The Supreme Court properly denied that branch of the defendant's motion which was to vacate the judgment on the ground that the plaintiff failed to take proceedings to obtain a default judgment within one year after the defendant's default. Contrary to the defendant's contention, the plaintiff took proceedings to obtain the default judgment within the applicable time period (see HSBC Bank USA, N.A. v. Traore, 139 A.D.3d 1009, 1011, 32 N.Y.S.3d 283 ; Brown v. Rosedale Nurseries, 259 A.D.2d 256, 257, 686 N.Y.S.2d 22 ; see generally Williams v. Colonial Tr., 275 A.D.2d 368, 369, 712 N.Y.S.2d 419 ).
However, the Supreme Court should have granted that branch of the defendant's motion which was to vacate the judgment pursuant to CPLR 3215(b), on the ground that the judgment awarded relief that was not requested in the complaint. "[A] default judgment may not award relief of a different kind than that demanded in the complaint" (R.D. Smithtown, L.L.C. v.
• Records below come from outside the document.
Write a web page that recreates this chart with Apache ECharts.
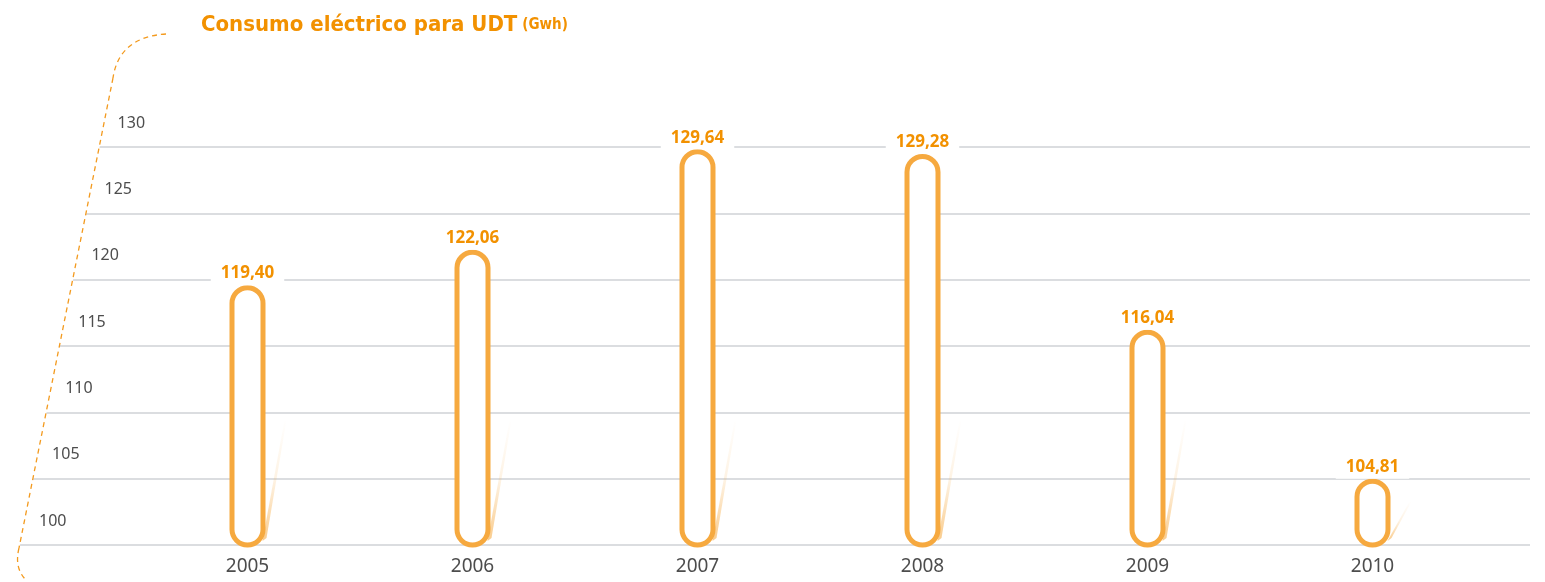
<!DOCTYPE html>
<html>
<head>
<meta charset="utf-8">
<script src="https://cdn.jsdelivr.net/npm/echarts@6/dist/echarts.min.js"></script>
<style>html,body{margin:0;padding:0;background:#fff}#c{width:1545px;height:582px}</style>
</head>
<body>
<div id="c"></div>
<script>
const categories = ['2005', '2006', '2007', '2008', '2009', '2010'];
const values = [119.40, 122.06, 129.64, 129.28, 116.04, 104.81];
const valueLabels = ['119,40', '122,06', '129,64', '129,28', '116,04', '104,81'];
const yMin = 100, yMax = 130, yStep = 5;

const ORANGE = '#F6A93F';
const ORANGE_TXT = '#F29100';
const FONT = '"Noto Sans", "Open Sans", sans-serif';
const TITLE_FONT = '"Liberation Sans Narrow", "DejaVu Sans Condensed", sans-serif';

// per-tick label indentation follows the slanted dashed frame
const rich = {};
for (let v = yMin; v <= yMax; v += yStep) {
  rich['t' + v] = { padding: [0, 0, 0, (v - yMin) / yStep * 13.1], fontSize: 16, color: '#4d4d4d', fontFamily: FONT };
}

const dashStyle = { stroke: '#F39A1E', lineWidth: 1.3, lineDash: [5, 4], fill: 'none' };

const chart = echarts.init(document.getElementById('c'), null, { renderer: 'canvas' });
chart.setOption({
  animation: false,
  backgroundColor: '#fff',
  title: {
    text: '{a|Consumo eléctrico para UDT} {b|(Gwh)}',
    left: 196, top: 9,
    textStyle: {
      rich: {
        a: { fontFamily: TITLE_FONT, fontWeight: 'bold', fontSize: 22, color: ORANGE_TXT },
        b: { fontFamily: TITLE_FONT, fontWeight: 'bold', fontSize: 15, color: ORANGE_TXT }
      }
    }
  },
  grid: [
    { left: 135, right: 60, top: 147, bottom: 37 },
    { left: 15, right: 15, top: 147, bottom: 37 }
  ],
  xAxis: [
    {
      gridIndex: 0, type: 'category', data: categories, boundaryGap: true,
      axisLine: { show: false }, axisTick: { show: false },
      axisLabel: { color: '#4d4d4d', fontSize: 19, margin: 12, fontFamily: FONT }
    },
    { gridIndex: 1, type: 'value', show: false, min: 0, max: 1 }
  ],
  yAxis: [
    { gridIndex: 0, type: 'value', min: yMin, max: yMax, interval: yStep, show: false },
    {
      gridIndex: 1, type: 'value', min: yMin, max: yMax, interval: yStep,
      axisLine: { show: false }, axisTick: { show: false },
      splitLine: { show: true, lineStyle: { color: '#cfd2d6', width: 1.5 } },
      axisLabel: {
        inside: true, margin: 24, verticalAlign: 'bottom', padding: [0, 0, 16, 0],
        formatter: v => '{t' + v + '|' + v + '}', rich: rich
      }
    }
  ],
  graphic: [
    {
      type: 'polygon', z: 50,
      shape: { points: [[0, 130], [103, 130], [17, 560], [0, 560]] },
      style: { fill: '#fff' }
    },
    {
      type: 'bezierCurve', z: 51,
      shape: { x1: 166, y1: 34, cpx1: 119, cpy1: 37, x2: 113, y2: 78 },
      style: dashStyle
    },
    {
      type: 'line', z: 51,
      shape: { x1: 113, y1: 78, x2: 19, y2: 548 },
      style: dashStyle
    },
    {
      type: 'bezierCurve', z: 51,
      shape: { x1: 19, y1: 548, cpx1: 14, cpy1: 568, x2: 26, y2: 580 },
      style: dashStyle
    }
  ],
  series: [
    {
      type: 'custom', xAxisIndex: 0, yAxisIndex: 0,
      data: values.map((v, i) => [i, v]),
      renderItem: function (params, api) {
        const i = api.value(0), v = api.value(1);
        const top = api.coord([i, v]);
        const base = api.coord([i, yMin]);
        const bw = 31;
        const h = base[1] - top[1];
        const bx = top[0] + bw / 2 + 2.5;
        const th = Math.min(125, h * 0.68);
        return {
          type: 'group',
          children: [
            {
              type: 'polygon',
              shape: { points: [[bx - 3, base[1] - 4], [bx + 1, base[1] - 7], [bx + 21, base[1] - th], [bx + 19, base[1] - th]] },
              style: {
                fill: {
                  type: 'linear', x: 0, y: 1, x2: 0, y2: 0,
                  colorStops: [
                    { offset: 0, color: 'rgba(246,169,63,0.6)' },
                    { offset: 0.5, color: 'rgba(246,169,63,0.15)' },
                    { offset: 1, color: 'rgba(246,169,63,0)' }
                  ]
                }
              }
            },
            {
              type: 'rect',
              shape: { x: top[0] - bw / 2, y: top[1], width: bw, height: h, r: bw / 2 },
              style: { fill: '#fff', stroke: ORANGE, lineWidth: 5 },
              textContent: {
                style: {
                  text: valueLabels[params.dataIndex],
                  fill: ORANGE_TXT, fontSize: 17, fontWeight: 'bold', fontFamily: FONT,
                  backgroundColor: '#fff', padding: [3, 10]
                }
              },
              textConfig: { position: 'top', distance: 0 }
            }
          ]
        };
      }
    }
  ]
});
</script>
</body>
</html>
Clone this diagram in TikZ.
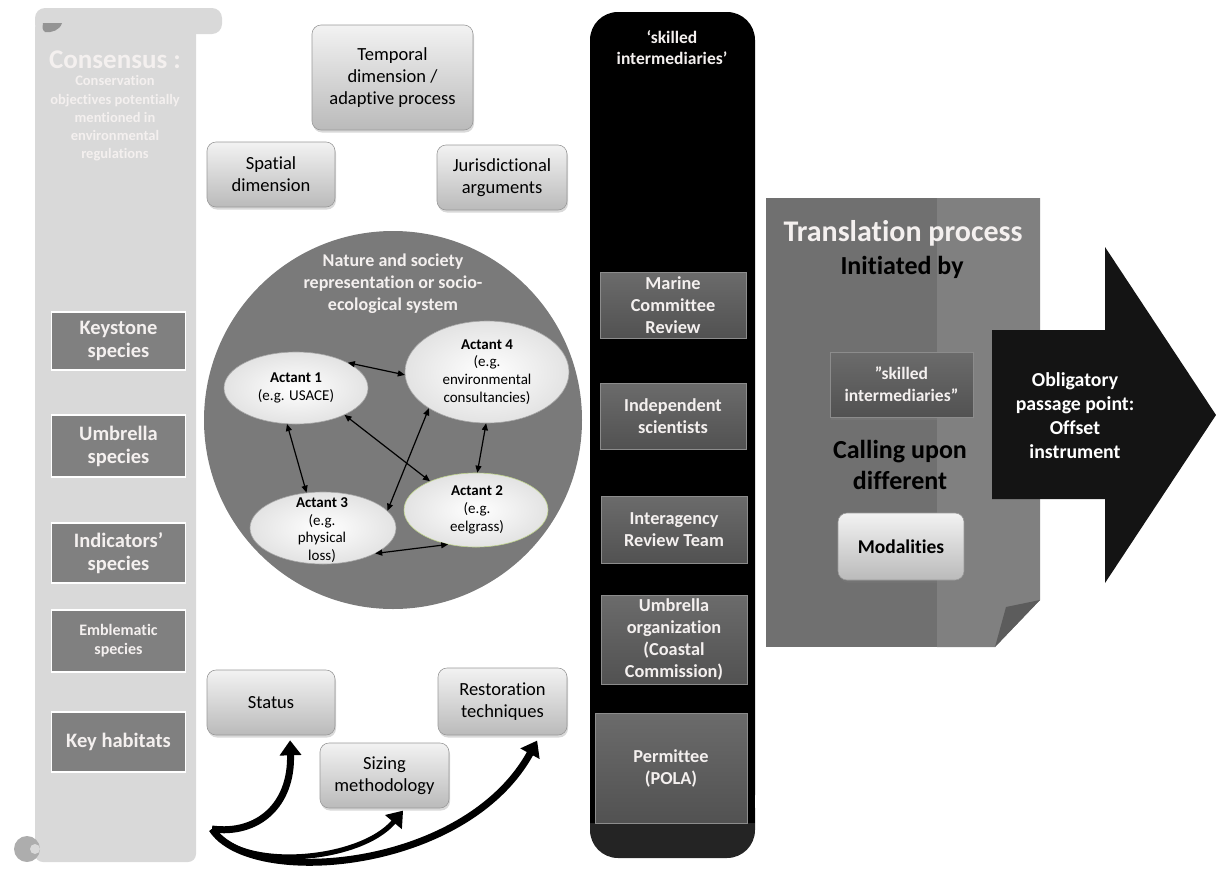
\documentclass[tikz,border=0pt]{standalone}
\usepackage{fontspec}
\setmainfont{Carlito}[Ligatures=NoCommon]
\usetikzlibrary{arrows.meta,shapes.geometric,shadows}
\definecolor{scrollgray}{HTML}{D9D9D9}
\definecolor{pale}{HTML}{F4F0EF}
\definecolor{eelgreen}{RGB}{190,210,140}
\tikzset{
  keybox/.style={draw=white, line width=1.6pt, fill=black!50, text=pale, align=center,
    font=\bfseries\fontsize{20.5}{23}\selectfont, minimum width=134pt, inner sep=0pt},
  softbox/.style={draw=black!40, line width=0.6pt, rounded corners=9pt, top color=black!5,
    bottom color=black!27, align=center, font=\fontsize{18.5}{22}\selectfont, inner sep=0pt,
    drop shadow={opacity=0.3, shadow xshift=1pt, shadow yshift=-2.5pt}},
  darkbox/.style={draw=black!45, line width=0.6pt, top color=black!58, bottom color=black!68,
    text=pale, align=center, font=\bfseries\fontsize{18.3}{22}\selectfont,
    minimum width=146pt, inner sep=0pt},
  actant/.style={ellipse, draw=black!35, line width=0.6pt, inner color=white,
    outer color=black!11, inner sep=0pt},
  actant text/.style={align=center, font=\fontsize{15}{17.7}\selectfont},
  link/.style={{Triangle[length=7pt,width=6pt]}-{Triangle[length=7pt,width=6pt]}, line width=1.2pt},
  swoop/.style={-{Triangle[length=15pt,width=21pt]}, line width=7pt},
  light text/.style={text=pale, align=center}
}

\begin{document}
\begin{tikzpicture}[x=1pt,y=-1pt]
  \useasboundingbox (0,0) rectangle (1216,868);

  % consensus scroll
  \fill[scrollgray, rounded corners=10pt] (35,8) rectangle (222,34);
  \fill[scrollgray, rounded corners=8pt] (35,20) rectangle (196,862);
  \fill[black!42] (43,23) -- (62,23) .. controls (60,30) and (52,33) .. (45,32)
    .. controls (42,30) and (42,26) .. cycle;
  \fill[black!32] (27,849) circle[radius=13pt];
  \fill[scrollgray] (35,849) circle[radius=5pt];

  \node[light text, font=\bfseries\fontsize{27}{30}\selectfont] (consensus) at (115,60) {Consensus :};
  \node[light text, font=\bfseries\fontsize{14.5}{18.3}\selectfont] (objectives) at (115,118.5)
    {Conservation\\objectives potentially\\mentioned in\\environmental\\regulations};

  \node[keybox, minimum height=58pt] (keystone) at (118.5,341) {Keystone\\species};
  \node[keybox, minimum height=62pt] (umbrella) at (118.5,446) {Umbrella\\species};
  \node[keybox, minimum height=60pt] (indicators) at (118.5,553) {Indicators’\\species};
  \node[keybox, minimum height=62pt, font=\bfseries\fontsize{16}{19}\selectfont] (emblematic)
    at (118.5,641) {Emblematic\\species};
  \node[keybox, minimum height=60pt] (habitats) at (118.5,742) {Key habitats};

  % dimensions round the system
  \node[softbox, minimum width=161pt, minimum height=105pt] (temporal) at (392.5,77.5)
    {Temporal\\dimension /\\adaptive process};
  \node[softbox, minimum width=128pt, minimum height=65pt] (spatial) at (271,174.5)
    {Spatial\\dimension};
  \node[softbox, minimum width=130pt, minimum height=65pt] (jurisdiction) at (502,177.5)
    {Jurisdictional\\arguments};

  \node[circle, fill=black!52, minimum size=378pt, inner sep=0pt] (nature) at (393,420) {};
  \node[light text, font=\bfseries\fontsize{18}{22}\selectfont] (naturetitle) at (393,284)
    {Nature and society\\representation or socio-\\ecological system};

  \node[actant, minimum width=144pt, minimum height=72pt] (act1) at (296,388) {};
  \node[actant, minimum width=164pt, minimum height=102pt] (act4) at (487,372) {};
  \node[actant, minimum width=146pt, minimum height=72pt] (act3) at (323,528) {};
  \node[actant, draw=eelgreen, minimum width=144pt, minimum height=74pt] (act2) at (476,510) {};
  \node[actant text] (act1txt) at (296,388) {\textbf{Actant 1}\\(e.g. USACE)};
  \node[actant text] (act4txt) at (487,372) {\textbf{Actant 4}\\(e.g.\\environmental\\consultancies)};
  \node[actant text] (act3txt) at (322,530) {\textbf{Actant 3}\\(e.g.\\physical\\loss)};
  \node[actant text] (act2txt) at (477,510) {\textbf{Actant 2}\\(e.g.\\eelgrass)};

  \draw[link] (act1.26) -- (act4.182);
  \draw[link] (act1.256) -- (act3.115);
  \draw[link] (act1.331) -- (act2.148);
  \draw[link] (act4.212) -- (act3.15);
  \draw[link] (act4.269) -- (act2.88);
  \draw[link] (act3.334) -- (act2.231);

  \node[softbox, minimum width=128pt, minimum height=65pt] (status) at (271,702.5) {Status};
  \node[softbox, minimum width=129pt, minimum height=67pt] (restoration) at (502.5,701.5)
    {Restoration\\techniques};
  \node[softbox, minimum width=129pt, minimum height=65pt] (sizing) at (384.5,775.5)
    {Sizing\\methodology};

  \coordinate (swoop) at (212,829);
  \draw[swoop, shorten >=5pt] (swoop) .. controls (258,835) and (292,805) .. (status.-60);
  \draw[swoop, line width=5pt, shorten >=3pt] (swoop) .. controls (240,872) and (360,862) .. (sizing.-58);
  \draw[swoop, shorten >=6pt] (swoop) .. controls (250,888) and (465,872) .. (restoration.-42);

  % skilled intermediaries column
  \fill[black!86, rounded corners=28pt] (590,780) rectangle (755,858);
  \fill[black, rounded corners=28pt] (590,12) rectangle (755,823);
  \fill[black] (590,780) rectangle (755,823);
  \node[light text, font=\bfseries\fontsize{17.5}{21}\selectfont] (skilledhead) at (672,47.5)
    {‘skilled\\intermediaries’};

  \node[darkbox, minimum height=66pt] (marine) at (673,305) {Marine\\Committee\\Review};
  \node[darkbox, minimum height=66pt] (independent) at (673,416) {Independent\\scientists};
  \node[darkbox, minimum height=67pt] (interagency) at (674,529.5) {Interagency\\Review Team};
  \node[darkbox, minimum height=89pt] (coastal) at (674,639.5)
    {Umbrella\\organization\\(Coastal\\Commission)};
  \node[darkbox, minimum width=152pt, minimum height=110pt] (permittee) at (671,768)
    {Permittee\\(POLA)};

  % translation process
  \fill[black!56] (766,198) rectangle (937,647);
  \fill[black!50] (937,198) -- (1040,198) -- (1040,600) -- (995,647) -- (937,647) -- cycle;
  \fill[black!64] (1040,600) -- (995,647) -- (1006,607) -- cycle;

  \node[light text, font=\bfseries\fontsize{30}{34}\selectfont] (translation) at (903,233)
    {Translation process};
  \node[font=\bfseries\fontsize{26}{30}\selectfont] (initiated) at (902,267) {Initiated by};
  \node[darkbox, minimum width=143pt, minimum height=65pt, font=\bfseries\fontsize{17.5}{22}\selectfont,
    drop shadow={opacity=0.35, shadow xshift=1pt, shadow yshift=-2.5pt}] (skilled) at (901.5,384.5)
    {”skilled\\intermediaries”};
  \node[align=center, font=\bfseries\fontsize{26}{31}\selectfont] (calling) at (900,464.5)
    {Calling upon\\different};
  \node[softbox, minimum width=126pt, minimum height=67pt, font=\bfseries\fontsize{19.5}{22}\selectfont]
    (modalities) at (901,546.5) {Modalities};

  \fill[black!92] (992,330) -- (1105,330) -- (1105,247) -- (1216,415) -- (1105,583)
    -- (1105,499) -- (992,499) -- cycle;
  \node[text=white, align=center, font=\bfseries\fontsize{19.8}{24}\selectfont] (passage) at (1075,415.5)
    {Obligatory\\passage point:\\Offset\\instrument};
\end{tikzpicture}
\end{document}
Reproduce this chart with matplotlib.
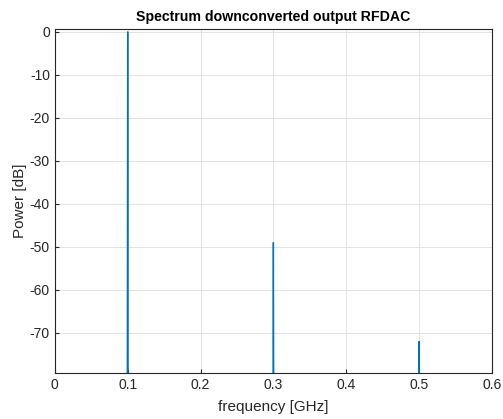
import matplotlib.pyplot as plt

plt.rcParams['font.family'] = ['Liberation Sans', 'DejaVu Sans']
plt.rcParams['axes.unicode_minus'] = False

# spectrum samples around the tones (noise floor sits far below the view)
freq = [0.0, 0.0990, 0.0995, 0.1000, 0.1005, 0.1010,
        0.2990, 0.3000, 0.3010,
        0.4990, 0.5000, 0.5010, 0.6]
power = [-130, -130, -78, 0.0, -76, -130,
         -130, -49.0, -130,
         -130, -72.0, -130, -130]

fig, ax = plt.subplots(figsize=(5.03, 4.19), dpi=100)
fig.subplots_adjust(left=0.109, right=0.978, top=0.931, bottom=0.11)

ax.plot(freq, power, color='#0072BD', linewidth=1.0)

ax.set_xlim(0, 0.6)
ax.set_ylim(-79.3, 0.7)
ax.set_xticks([0, 0.1, 0.2, 0.3, 0.4, 0.5, 0.6])
ax.set_xticklabels(['0', '0.1', '0.2', '0.3', '0.4', '0.5', '0.6'])
ax.set_yticks([0, -10, -20, -30, -40, -50, -60, -70])

ax.grid(True, color='#e3e3e3', linewidth=0.7)
ax.set_axisbelow(True)
ax.tick_params(direction='in', length=3, labelsize=10, colors='#262626')
for s in ax.spines.values():
    s.set_color('#262626')
    s.set_linewidth(0.8)

ax.set_xlabel('frequency [GHz]', fontsize=11, color='#262626', labelpad=6)
ax.set_ylabel('Power [dB]', fontsize=11, color='#262626', labelpad=2)
ax.set_title('Spectrum downconverted output RFDAC', fontsize=10.2, fontweight='bold')

fig.savefig('out.png', dpi=100)
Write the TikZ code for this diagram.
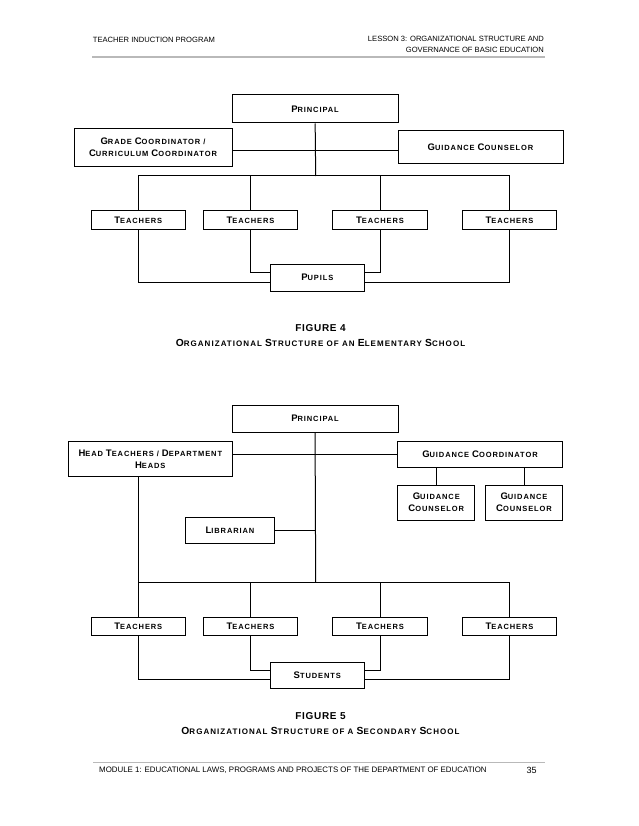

Lucille Roberts Figure Salons, 277 A.D.2d 439, 440, 716 N.Y.S.2d 693 ). Moreover, "at an inquest, the court may not permit amendments of the pleadings which would broaden the scope of the inquest and increase the amount of damages provable by the plaintiff" (Recon Car Corp. of N.Y. v. Chrysler Corp., 130 A.D.2d 725, 732, 515 N.Y.S.2d 829 ).
Here, neither the complaint nor the note of issue sought any monetary damages. The complaint sought only a full accounting of all financial transactions from the year 2000 to the present. The note of issue requested only that the defendant "provide a full and just accounting" as damages. Thus, the Supreme Court erred in awarding the plaintiff $40,000 in damages after the inquest. Rather, the court should have directed the defendant to provide a full accounting of all financial transactions from the year 2000 to the present, which was the relief sought by the plaintiff in the complaint.
The defendant's remaining contention is without merit.